Grading for Improvement


About half the districts in metropolitan Minneapolis-St. Paul have shifted to online learning at some point this month. Superintendent Law is desperate to avoid having that happen in his schools.

“All the data shows that kids learn much better in person,” he said on Friday, while driving between elementary schools to help cover recess at one and lunch at another. “During distance learning and hybrid learning, our number of students who failed at least one course doubled.”

Schools all over are coping with dropouts, declining enrollment and learning loss. Law has devoted 30 percent of the federal aid his district has received to hire tutors. Those tutors are now spending a majority of their time subbing in classrooms.

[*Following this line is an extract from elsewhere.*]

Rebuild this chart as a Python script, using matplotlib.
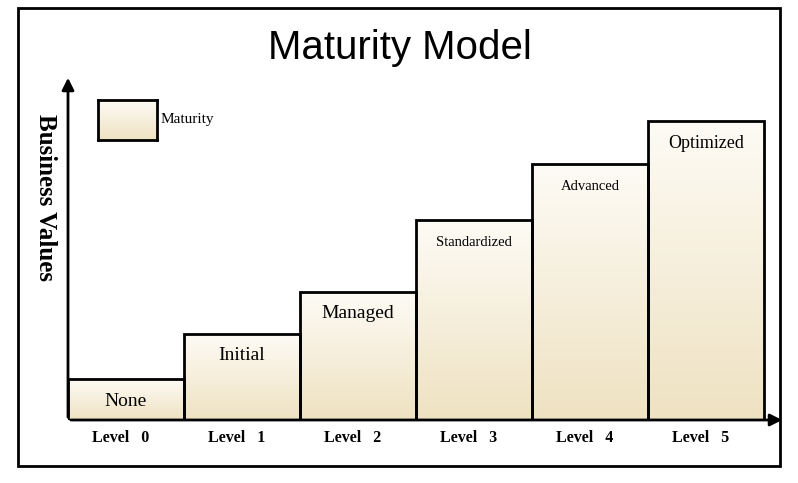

Law’s district and countless others are having full-time teachers sub for absent colleagues during their prep hours and lunch breaks. “Just like we’re seeing in health care, this is burning people out in real time, no doubt,” von Moos says.

Going back to the “old normal” just won’t work, says Darling-Hammond of the Learning Policy Institute. The nation needs to invest more in teaching to make it more attractive, she argues, for example by allowing students to enter the profession without taking on debt. That may be a hard sell at a time when schools have become battlegrounds in the culture wars and teachers unions have become even more of a political target following widespread school closures.

But something needs to be done differently to keep substitutes in the system and full-time teachers in the classroom. A survey of 6,000 teachers in November found that half of them were thinking about quitting.

“The system we have now,” Darling-Hammond says, “is being abandoned by students and teachers.”